In 1950, Le Corbusier developed a module concept: a new system of proportions based on the Renaissance, which substitutes the traditional metric decimal system.
This measurement system was based on the measurements of the human being, entirely the opposite of the decimal system. In the words of Le Corbusier, “a machine, a piece of furniture or a newspaper are extensions of man. And architecture, and as a result every object created for man, must not only impact on a mental or emotional level but also on a more physical or bodily level”. Projects like the Marseille Housing Unit (1947-1952, France), the chapel at Ronchamp (1950-1954, France) and the city of Chandigarh in India are based on this modular system.
Conception of the idea
The principles which formed it became an idea of architecture as a product of rationality; an instrument to delineate a social system as a system of reason. In it were incorporated principles of functionality and economy, acknowledging in the architecture a means of organising the urban space and offering improved possibilities for human groups. The creation of a new means of circulation, functional organisation, conception of a system of integrated relations: all these possibilities were used in a disciplined way and reflected the great desire to intervene in the architectural process and modern societies.
The Marseille Housing Units project is comprised of an architectural unit which houses 1600 people, in which the apartments are suitable for individual persons or urban centres.
The building is an enormous construction, 140 metres long, 24 metres wide and 56 metres tall. It allowed for an internal functioning of more than 26 independent services. Each floor contains 58 duplex apartments, accessible from a large internal corridor every three floors: “streets in the air”. Some apartments occupy the same floor as the corridor and one below, others the corridor and one above.
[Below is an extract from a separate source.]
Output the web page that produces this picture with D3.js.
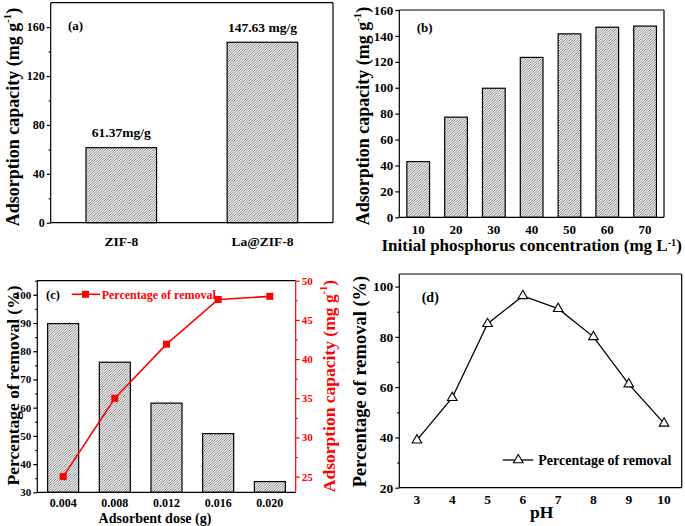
<!DOCTYPE html>
<html><head><meta charset="utf-8">
<script src="https://cdn.jsdelivr.net/npm/d3@7/dist/d3.min.js"></script>
<style>
body{margin:0;background:#fff;}
svg text{font-family:"Liberation Serif","Times New Roman",serif;font-weight:bold;}
</style></head>
<body>
<svg id="c" width="685" height="526"></svg>
<script>
// ---- data ----
const catsA = ["ZIF-8", "La@ZIF-8"];
const valsA = [61.37, 147.63];
const annA = ["61.37mg/g", "147.63 mg/g"];

const concB = [10, 20, 30, 40, 50, 60, 70];
const capB = [43.0, 77.3, 99.6, 123.4, 141.6, 146.7, 147.6];

const doseC = [0.004, 0.008, 0.012, 0.016, 0.020];
const doseLabelsC = ["0.004", "0.008", "0.012", "0.016", "0.020"];
const removalC = [89.8, 76.1, 61.6, 50.8, 33.8];
const capC = [25.0, 35.0, 41.9, 47.6, 48.0];

const phD = [3, 4, 5, 6, 7, 8, 9, 10];
const removalD = [38.9, 55.8, 85.2, 96.3, 91.2, 80.0, 61.2, 45.6];

const svg = d3.select("#c");
const defs = svg.append("defs");
const pat = defs.append("pattern").attr("id", "hatch").attr("patternUnits", "userSpaceOnUse")
  .attr("width", 2.5).attr("height", 2.5);
pat.append("rect").attr("width", 2.5).attr("height", 2.5).attr("fill", "#fff");
pat.append("path").attr("d", "M-0.625,0.625 L0.625,-0.625 M0,2.5 L2.5,0 M1.875,3.125 L3.125,1.875")
  .attr("stroke", "#5a5a5a").attr("stroke-width", 0.8);

function frame(x0, x1, y0, y1, rightColor) {
  const g = svg.append("g");
  const seg = (a, b, c, d, col) => g.append("line").attr("x1", a).attr("x2", b).attr("y1", c).attr("y2", d)
    .attr("stroke", col || "#000").attr("stroke-width", 1.2);
  seg(x0, x1, y0, y0); seg(x0, x1, y1, y1); seg(x0, x0, y0, y1); seg(x1, x1, y0, y1, rightColor);
}

function yAxis(scale, x, major, minor, fs, color, right) {
  color = color || "#000";
  const mk = right ? d3.axisRight : d3.axisLeft;
  const g = svg.append("g").attr("transform", `translate(${x},0)`)
    .call(mk(scale).tickValues(major).tickSize(4).tickPadding(2).tickSizeOuter(0));
  g.select(".domain").remove();
  g.selectAll("line").attr("stroke", color).attr("stroke-width", 1.2);
  g.selectAll("text").attr("font-size", fs).attr("fill", color)
    .attr("font-family", '"Liberation Serif","Times New Roman",serif').attr("font-weight", "bold");
  if (minor && minor.length) {
    const m = svg.append("g").attr("transform", `translate(${x},0)`)
      .call(mk(scale).tickValues(minor).tickSize(2).tickFormat("").tickSizeOuter(0));
    m.select(".domain").remove();
    m.selectAll("line").attr("stroke", color).attr("stroke-width", 1.2);
  }
}

function xLabels(scale, vals, labels, y, fs) {
  svg.append("g").selectAll("text").data(vals).join("text")
    .attr("x", d => scale(d)).attr("y", y).attr("text-anchor", "middle")
    .attr("dominant-baseline", "central").attr("font-size", fs)
    .text((d, i) => labels ? labels[i] : d);
}

function yTitle(x, y, fs, parts, color) {
  const t = svg.append("text").attr("transform", `translate(${x},${y}) rotate(-90)`)
    .attr("text-anchor", "middle").attr("dominant-baseline", "central")
    .attr("font-size", fs).attr("fill", color || "#000");
  parts.forEach(p => {
    const s = t.append("tspan").text(p.t);
    if (p.sup) s.attr("baseline-shift", "super").attr("font-size", fs * 0.6);
  });
  return t;
}
function xTitle(x, y, fs, parts) {
  const t = svg.append("text").attr("x", x).attr("y", y).attr("text-anchor", "middle")
    .attr("font-size", fs);
  parts.forEach(p => {
    const s = t.append("tspan").text(p.t);
    if (p.sup) s.attr("baseline-shift", "super").attr("font-size", fs * 0.6);
  });
}
function label(x, y, fs, txt, color) {
  svg.append("text").attr("x", x).attr("y", y).attr("dominant-baseline", "central")
    .attr("font-size", fs).attr("fill", color || "#000").text(txt);
}

// ===== Panel (a) =====
{
  const L = 50.7, R = 333, T = 2.7, B = 222.7;
  const x = d3.scaleLinear().domain([0.5, 2.5]).range([L, R]);
  const y = d3.scaleLinear().domain([0, 180]).range([B, T]);
  const pos = catsA.map((c, i) => i + 1);
  const bw = x(1.25) - x(0.75);
  svg.append("g").selectAll("rect").data(valsA).join("rect")
    .attr("x", (d, i) => x(pos[i]) - bw / 2).attr("width", bw)
    .attr("y", d => y(d)).attr("height", d => y(0) - y(d))
    .attr("fill", "url(#hatch)").attr("stroke", "#000").attr("stroke-width", 1.2);
  svg.append("g").selectAll("text").data(valsA).join("text")
    .attr("x", (d, i) => x(pos[i])).attr("y", d => y(d) - 15)
    .attr("text-anchor", "middle").attr("dominant-baseline", "central")
    .attr("font-size", 13.5).text((d, i) => annA[i]);
  frame(L, R, T, B);
  yAxis(y, L, [0, 40, 80, 120, 160], [20, 60, 100, 140], 12);
  xLabels(x, pos, catsA, 241, 13.5);
  yTitle(13, 117, 18, [{t: "Adsorption capacity (mg g"}, {t: "-1", sup: true}, {t: ")"}]);
  label(68, 25.5, 13, "(a)");
}

// ===== Panel (b) =====
{
  const L = 399.3, R = 664, T = 10, B = 217.3;
  const x = d3.scaleLinear().domain([5, 75]).range([L, R]);
  const y = d3.scaleLinear().domain([0, 160]).range([B, T]);
  const bw = x(6) - x(0);
  svg.append("g").selectAll("rect").data(capB).join("rect")
    .attr("x", (d, i) => x(concB[i]) - bw / 2).attr("width", bw)
    .attr("y", d => y(d)).attr("height", d => y(0) - y(d))
    .attr("fill", "url(#hatch)").attr("stroke", "#000").attr("stroke-width", 1.2);
  frame(L, R, T, B);
  yAxis(y, L, d3.range(0, 161, 20), [], 13);
  xLabels(x, concB, null, 229.5, 13);
  xTitle(531.7, 251, 17, [{t: "Initial phosphorus concentration (mg L"}, {t: "-1", sup: true}, {t: ")"}]);
  yTitle(363, 116, 18, [{t: "Adsorption capacity (mg g"}, {t: "-1", sup: true}, {t: ")"}]);
  label(416.7, 27.5, 13, "(b)");
}

// ===== Panel (c) =====
{
  const L = 37.3, R = 295.7, T = 280.7, B = 492.3;
  const x = d3.scaleLinear().domain([0.002, 0.022]).range([L, R]);
  const yL = d3.scaleLinear().domain([30, 105]).range([B, T]);
  const yR = d3.scaleLinear().domain([23, 50]).range([B, T]);
  const bw = x(0.0024) - x(0);
  svg.append("g").selectAll("rect").data(removalC).join("rect")
    .attr("x", (d, i) => x(doseC[i]) - bw / 2).attr("width", bw)
    .attr("y", d => yL(d)).attr("height", d => B - yL(d))
    .attr("fill", "url(#hatch)").attr("stroke", "#000").attr("stroke-width", 1.2);
  const line = d3.line().x((d, i) => x(doseC[i])).y(d => yR(d));
  svg.append("path").datum(capC).attr("d", line).attr("fill", "none")
    .attr("stroke", "#ff0000").attr("stroke-width", 1.6);
  svg.append("g").selectAll("rect").data(capC).join("rect")
    .attr("x", (d, i) => x(doseC[i]) - 3.5).attr("y", d => yR(d) - 3.5)
    .attr("width", 7).attr("height", 7).attr("fill", "#ff0000");
  frame(L, R, T, B, "#ff0000");
  yAxis(yL, L, d3.range(30, 101, 10), d3.range(35, 106, 10), 11);
  yAxis(yR, R, [25, 30, 35, 40, 45, 50], [27.5, 32.5, 37.5, 42.5, 47.5], 11, "#ff0000", true);
  xLabels(x, doseC, doseLabelsC, 502.5, 12);
  xTitle(155, 522.5, 14, [{t: "Adsorbent dose (g)"}]);
  yTitle(13, 385.5, 17.5, [{t: "Percentage of removal  (%)"}]);
  yTitle(328.5, 386, 17.5, [{t: "Adsorption capacity (mg g"}, {t: "-1", sup: true}, {t: ")"}], "#ff0000");
  label(46, 294.5, 12.5, "(c)");
  // legend
  svg.append("line").attr("x1", 71.7).attr("x2", 100).attr("y1", 294.3).attr("y2", 294.3)
    .attr("stroke", "#ff0000").attr("stroke-width", 1.6);
  svg.append("rect").attr("x", 85.5 - 3.5).attr("y", 294.3 - 3.5).attr("width", 7).attr("height", 7)
    .attr("fill", "#ff0000");
  label(101.7, 294.5, 12, "Percentage of removal", "#ff0000");
}

// ===== Panel (d) =====
{
  const L = 399.3, R = 681.7, T = 274, B = 487.7;
  const x = d3.scaleLinear().domain([2.5, 10.5]).range([L, R]);
  const y = d3.scaleLinear().domain([20, 105]).range([B, T]);
  const line = d3.line().x((d, i) => x(phD[i])).y(d => y(d));
  svg.append("path").datum(removalD).attr("d", line).attr("fill", "none")
    .attr("stroke", "#000").attr("stroke-width", 1.3);
  const tri = d3.symbol().type(d3.symbolTriangle).size(40);
  svg.append("g").selectAll("path").data(removalD).join("path")
    .attr("transform", (d, i) => `translate(${x(phD[i])},${y(d)})`)
    .attr("d", tri).attr("fill", "#fff").attr("stroke", "#000").attr("stroke-width", 1.1);
  frame(L, R, T, B);
  yAxis(y, L, [20, 40, 60, 80, 100], [30, 50, 70, 90], 13.5);
  xLabels(x, phD, null, 499, 13.5);
  xTitle(541.7, 518, 17.5, [{t: "pH"}]);
  yTitle(360, 381.5, 18.5, [{t: "Percentage of removal  (%)"}]);
  label(421.7, 297.5, 14, "(d)");
  svg.append("line").attr("x1", 502.7).attr("x2", 533.3).attr("y1", 460).attr("y2", 460)
    .attr("stroke", "#000").attr("stroke-width", 1.3);
  svg.append("path").attr("transform", "translate(518.3,460)").attr("d", tri)
    .attr("fill", "#fff").attr("stroke", "#000").attr("stroke-width", 1.1);
  label(538.3, 460.5, 14, "Percentage of removal");
}
</script>
</body></html>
Inside the building, the 337 apartments cross one another in the huge, reinforced concrete framework. Halfway up, a two-floor commercial area extends 135 metres along the building, in which there also function rooms, a restaurant, a hotel, a laundry and other supply services.
Communal areas on the roof
Another interesting aspect of the housing unit consists of the use of the roof as a function centre; one of the spaces with the most vitality. It includes:
- a 300m athletics track
- a covered gymnasium
- a club
- a health centre
- a nursery, and
- a social space
These services were located in order to take advantage of the conditions of visibility provided by the height of the building, between hills and the sea, thereby enriching the life experiences of the residents.
The structure is based on one block, raised on free-standing pillars, which allows for the whole ground space to be freed-up for gardens and leisure space, with its reinforced concrete structure acting like a shelf over the top.
On these stilts, the building was designed in a way which allows for a great permeability at ground level, which acts as a communication space between the exterior and interior and provides access to the vertical communications.
The cross-sections demonstrates how two apartment spaces with corridors are interconnected in a way which creates a central access corridor every three levels, optimising the circulation space.
These concepts would become part of the iconography of Le Corbusier, which thus demonstrated the need for a relationship between construction and the urban environment.
The materials used are reinforced concrete with a visible coating and glass, without decoration and without any elegance, indoors as well as out.
The façade, protected by canopies, was prefabricated with elements of the same material.